— Есть ли у вас образ идеального читателя? Для каких категорий населения вы пишете?
— Для кого угодно: от бомжа до премьер-министра и президента. Черномырдин встретил меня на презентации книги Лужкова, спросил, где третий роман. У меня к тому времени уже шестой был готов, а Черномырдин говорит: "Мне еще нужен третий, четвертый, пятый..." На следующий день прислали курьера. По телевизору бомж рассказывал, как он с друзьями скидывался, чтобы купить "Срок для Бешеного". Или письмо я получил от семидесятипятилетней женщины из Сибири — говорит спасибо за книги, просит продолжать. Своему шестилетнему сыну я читаю о Бешеном вслух.
— Вашему герою очень часто приходится прибегать к насилию. Вы считаете насилие неизбежным в борьбе со злом?

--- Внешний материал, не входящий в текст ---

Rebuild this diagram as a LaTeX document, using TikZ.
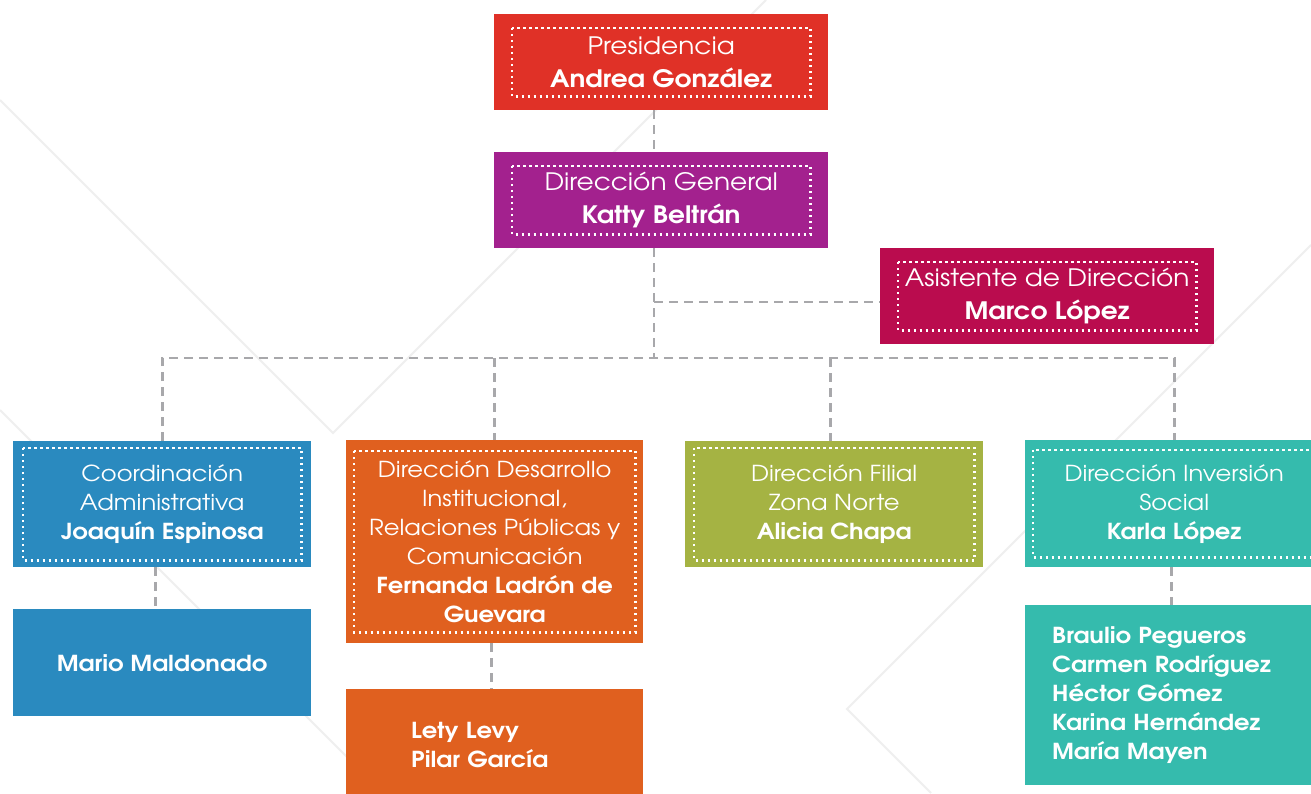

— Библия — моя настольная книга. Но мир сильно изменился, и Иисус Христос, живи он сегодня, вряд ли стал бы подставлять в ответ на удар по щеке другую щеку. Если угроза твоей семье или тем более твоей стране — надо отвечать всеми средствами.
— Вы ставите перед собой чисто литературные задачи?
— Я стараюсь выработать новый язык, который для себя называю "киноязыком": стараюсь писать так, чтобы человек буквально видел то, что происходит. Кроме того, я хочу выработать язык для описания секса и эротики. У нас не было маркиза де Сада и Апулея, и сегодняшние попытки писать об этом часто очень далеки от золотой середины, получается пошло. Я хочу делать эти описания откровенными, но благородными, не шокирующими. Я мало читаю современной литературы — не потому, что считаю ее плохой, а потому, что люблю динамику и движение, а там этого мало. Потому я и русскую классику не читаю — там все очень растянуто. Для меня важна активность во всем: в чтении, в писательстве, в жизни. И в книге должно быть все: и action, и любовь, и мистика, и философия.